Venture Capitalist Made Some Pretty Good Deals for Himself

Where nobody knows what a thing is worth, there are more opportunities to find buyers who are willing to pay way more than sellers want. When that happens, the value of making a deal can be really large, and the services of a middleman can be really valuable. And the temptation for that middleman to take all of the value for himself can be overwhelming.

A lot of people succumb to temptation! There is the case of Jesse Litvak, the former Jefferies mortgage-bond trader who was convicted of fraud for conducting negotiations in that vein. There is the case of Yves Bouvier, an art dealer arrested in Monaco for allegedly doing something like this with a Modigliani painting. If you are a middleman in opaque markets, your whole value-add is knowing the buyer and seller and their respective reservation prices. And one way to measure and be compensated for your value-add is to just take the difference between those prices for yourself. If the seller’s reservation price is $1.5 million, and the buyer’s is $3.5 million, then there’s two million dollars of value to be gained in the transaction. By someone. Why not you?

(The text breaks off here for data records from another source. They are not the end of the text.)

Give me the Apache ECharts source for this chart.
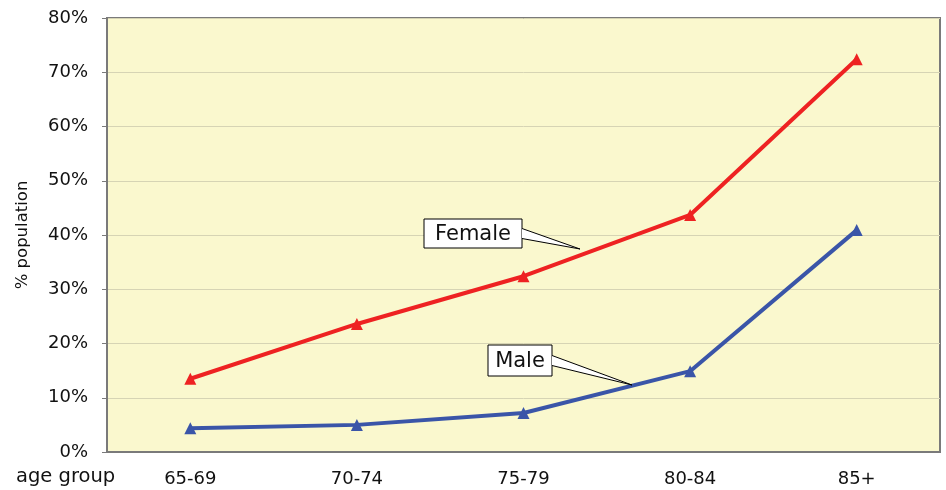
<!DOCTYPE html>
<html>
<head>
<meta charset="utf-8">
<script src="https://cdn.jsdelivr.net/npm/echarts@6/dist/echarts.min.js"></script>
<style>
  html, body { margin: 0; padding: 0; background: #fff; }
  #main { width: 946px; height: 490px; }
</style>
</head>
<body>
<div id="main"></div>
<script>
const ageGroups = ['65-69', '70-74', '75-79', '80-84', '85+'];
const female = [13.5, 23.6, 32.4, 43.7, 72.4];
const male = [4.4, 5.0, 7.2, 14.9, 40.9];
const yTicks = [0, 10, 20, 30, 40, 50, 60, 70, 80];

const myChart = echarts.init(document.querySelector('#main'));

const font = 'DejaVu Sans, sans-serif';

// callout: box + wedge pointing at the line
function callout(text, x, y, w, h, tip) {
	const wedge = [[x + w, y + h / 2 - 5], tip, [x + w, y + h / 2 + 5]];
	return [
		{ type: 'rect', z: 100, shape: { x: x, y: y, width: w, height: h },
			style: { fill: '#fff', stroke: '#000', lineWidth: 1 } },
		{ type: 'polygon', z: 101, shape: { points: wedge },
			style: { fill: '#fff', stroke: null } },
		{ type: 'polyline', z: 102, shape: { points: wedge },
			style: { stroke: '#000', lineWidth: 1, fill: null } },
		{ type: 'text', z: 103, x: x + w / 2, y: y + h / 2 + 1,
			style: { text: text, fontSize: 21, fontFamily: font, fill: '#111', align: 'center', verticalAlign: 'middle' } }
	];
}

const option = {
	animation: false,
	backgroundColor: '#fff',
	grid: {
		left: 107,
		right: 6,
		top: 18,
		bottom: 38,
		show: true,
		backgroundColor: '#faf8ce',
		borderColor: '#7a7a7a',
		borderWidth: 2
	},
	xAxis: {
		type: 'category',
		data: ageGroups,
		boundaryGap: true,
		axisLine: { lineStyle: { color: '#7a7a7a', width: 2 } },
		axisTick: { length: 5, lineStyle: { color: '#7a7a7a' } },
		axisLabel: { color: '#111', fontSize: 18, fontFamily: font, margin: 18 }
	},
	yAxis: {
		type: 'value',
		min: yTicks[0],
		max: yTicks[yTicks.length - 1],
		interval: 10,
		name: '% population',
		nameLocation: 'middle',
		nameGap: 76,
		nameTextStyle: { color: '#111', fontSize: 16.5, fontFamily: font },
		axisLine: { show: true, lineStyle: { color: '#7a7a7a', width: 2 } },
		axisTick: { show: true, length: 5, lineStyle: { color: '#7a7a7a' } },
		axisLabel: { color: '#111', fontSize: 18, fontFamily: font, margin: 19, formatter: '{value}%' },
		splitLine: { lineStyle: { color: '#d6d4b4', width: 1 } }
	},
	series: [
		{
			name: 'Female',
			type: 'line',
			data: female,
			symbol: 'triangle',
			symbolSize: 12,
			lineStyle: { color: '#ee2222', width: 4 },
			itemStyle: { color: '#ee2222' }
		},
		{
			name: 'Male',
			type: 'line',
			data: male,
			symbol: 'triangle',
			symbolSize: 12,
			lineStyle: { color: '#3a55a8', width: 4 },
			itemStyle: { color: '#3a55a8' }
		}
	],
	graphic: [
		{
			type: 'text', left: 16, top: 467,
			style: { text: 'age group', fontSize: 19.5, fontFamily: font, fill: '#111' }
		}
	].concat(
		callout('Female', 424, 219, 98, 29, [580, 249]),
		callout('Male', 488, 345, 64, 31, [632, 385])
	)
};

myChart.setOption(option);
</script>
</body>
</html>
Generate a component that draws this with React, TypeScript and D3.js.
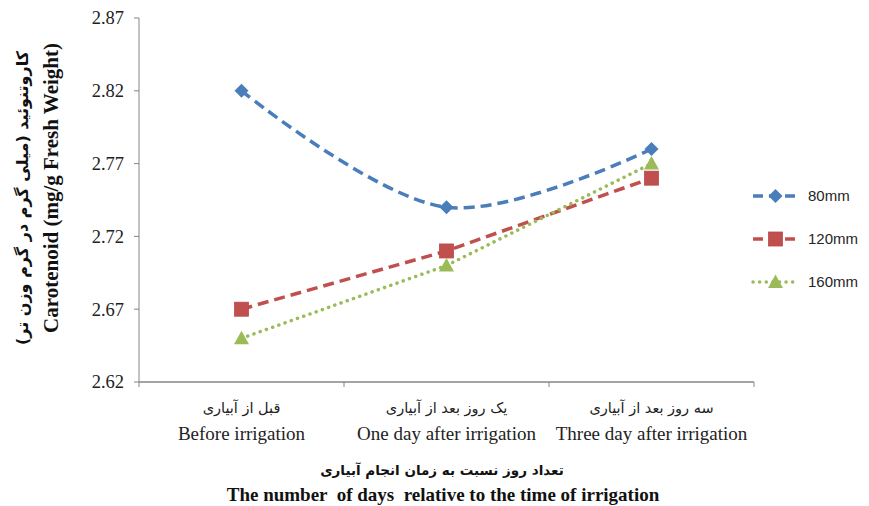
import React from "react";
import * as d3 from "d3";

const categoriesFa = ["قبل از آبیاری", "یک روز بعد از آبیاری", "سه روز بعد از آبیاری"];
const categoriesEn = ["Before irrigation", "One day after irrigation", "Three day after irrigation"];
const seriesNames = ["80mm", "120mm", "160mm"];
const values80 = [2.82, 2.74, 2.78];
const values120 = [2.67, 2.71, 2.76];
const values160 = [2.65, 2.70, 2.77];
const yTicks = [2.62, 2.67, 2.72, 2.77, 2.82, 2.87];

const W = 869, H = 506;
const left = 139, right = 754, top = 18, bottom = 382;

export default function App() {
  const x = d3.scaleBand<number>().domain([0, 1, 2]).range([left, right]);
  const y = d3.scaleLinear().domain([2.62, 2.87]).range([bottom, top]);
  const cx = (i: number) => (x(i) as number) + x.bandwidth() / 2;

  const series = [
    { name: seriesNames[0], vals: values80, color: "#4A7EBB", curve: d3.curveCatmullRom.alpha(0.5), dash: "11 6", cap: "butt", marker: "diamond" },
    { name: seriesNames[1], vals: values120, color: "#C0504D", curve: d3.curveLinear, dash: "11 6", cap: "butt", marker: "square" },
    { name: seriesNames[2], vals: values160, color: "#9BBB59", curve: d3.curveLinear, dash: "0.1 6.5", cap: "round", marker: "triangle" },
  ];

  const marker = (type: string, px: number, py: number, color: string, key: string) => {
    if (type === "diamond") {
      const s = 7;
      return <path key={key} d={`M${px},${py - s}L${px + s},${py}L${px},${py + s}L${px - s},${py}Z`} fill={color} />;
    }
    if (type === "square") {
      const s = 7;
      return <rect key={key} x={px - s} y={py - s} width={2 * s} height={2 * s} fill={color} stroke="#B84A47" strokeWidth={0.8} />;
    }
    const s = 7.5;
    return <path key={key} d={`M${px},${py - s}L${px + s},${py + s * 0.8}L${px - s},${py + s * 0.8}Z`} fill={color} />;
  };

  const legendY = [196, 239, 282];

  return (
    <svg width={W} height={H} style={{ position: "absolute", left: 0, top: 0, background: "#fff" }}>
      {/* y axis */}
      <line x1={left} x2={left} y1={top} y2={bottom} stroke="#868686" strokeWidth={1} />
      {yTicks.map((t) => (
        <g key={t}>
          <line x1={left - 5} x2={left} y1={y(t)} y2={y(t)} stroke="#868686" />
          <text x={left - 15} y={y(t)} dy="0.35em" textAnchor="end" fontFamily="Liberation Serif" fontSize={18.5} fill="#222">
            {t.toFixed(2)}
          </text>
        </g>
      ))}
      {/* x axis */}
      <line x1={left} x2={right} y1={bottom} y2={bottom} stroke="#868686" strokeWidth={1.5} />
      {[0, 1, 2, 3].map((i) => {
        const xx = left + x.step() * i;
        return <line key={i} x1={xx} x2={xx} y1={bottom} y2={bottom + 5} stroke="#868686" />;
      })}
      {categoriesFa.map((c, i) => (
        <text key={"fa" + i} x={cx(i)} y={413} textAnchor="middle" fontFamily="DejaVu Sans" fontSize={14.5} fill="#222" direction="rtl">
          {c}
        </text>
      ))}
      {categoriesEn.map((c, i) => (
        <text key={"en" + i} x={cx(i)} y={440} textAnchor="middle" fontFamily="Liberation Serif" fontSize={19} fill="#222">
          {c}
        </text>
      ))}
      <text x={442} y={475} textAnchor="middle" fontFamily="DejaVu Sans" fontWeight="bold" fontSize={13.5} fill="#111" direction="rtl">
        تعداد روز نسبت به زمان انجام آبیاری
      </text>
      <text x={443} y={501} textAnchor="middle" fontFamily="Liberation Serif" fontWeight="bold" fontSize={19} fill="#111" style={{ whiteSpace: "pre" }}>
        {"The number  of days  relative to the time of irrigation"}
      </text>
      {/* y titles */}
      <text transform="translate(28,198) rotate(-90)" textAnchor="middle" fontFamily="DejaVu Sans" fontWeight="bold" fontSize={16} fill="#111" direction="rtl">
        کاروتنوئید (میلی گرم در گرم وزن تر)
      </text>
      <text transform="translate(58,188) rotate(-90)" textAnchor="middle" fontFamily="Liberation Serif" fontWeight="bold" fontSize={21} fill="#111">
        Carotenoid (mg/g Fresh Weight)
      </text>
      {/* series */}
      {series.map((s) => {
        const line = d3
          .line<number>()
          .x((_, i) => cx(i))
          .y((v) => y(v))
          .curve(s.curve);
        return (
          <g key={s.name}>
            <path d={line(s.vals) || ""} fill="none" stroke={s.color} strokeWidth={3.5} strokeDasharray={s.dash} strokeLinecap={s.cap as any} />
            {s.vals.map((v, i) => marker(s.marker, cx(i), y(v), s.color, s.name + i))}
          </g>
        );
      })}
      {/* legend */}
      {series.map((s, i) => (
        <g key={"lg" + s.name}>
          <line x1={753} x2={798} y1={legendY[i]} y2={legendY[i]} stroke={s.color} strokeWidth={3.5} strokeDasharray={s.marker === "triangle" ? "0.1 6.5" : "10 6"} strokeLinecap={s.cap as any} />
          {marker(s.marker, 775.5, legendY[i], s.color, "lm" + i)}
          <text x={808} y={legendY[i]} dy="0.35em" fontFamily="Liberation Sans" fontSize={15} fill="#262626">
            {s.name}
          </text>
        </g>
      ))}
    </svg>
  );
}
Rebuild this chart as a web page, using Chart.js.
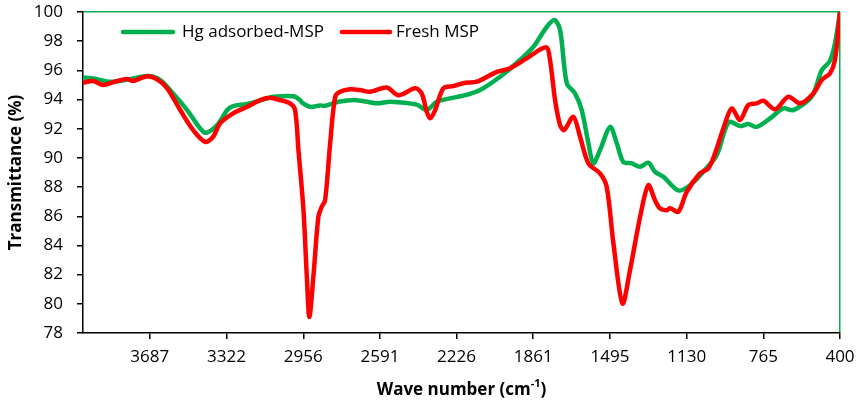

Well, one reason would be that this sort of thing can stray perilously close to fraud, as, you know, those fraud cases suggest. Different markets have evolved different norms about what you can and can’t say or do in your efforts to capture that spread, but none of them seem all that clear. Generally speaking it’s a bad idea to outright lie: You can maybe insinuate that you’ve got a seller at $3.5 million and a buyer at $1.5 million, or be strategically vague about who your seller is and where exactly you’re sourcing your thing, but you shouldn’t literally say the words, “I have a seller who’s demanding $3.5 million,” if you don’t. At least don’t put it in writing. But I emphasize that this is not legal or ethical advice and that the exact rules applicable to bond traders, or art dealers for that matter, are very much contested territory these days.

On the other hand if you’re on the board of directors of the seller, and an investment adviser to the buyer, then all of this is right out. Definitely don’t do this (conflict of interest!!!)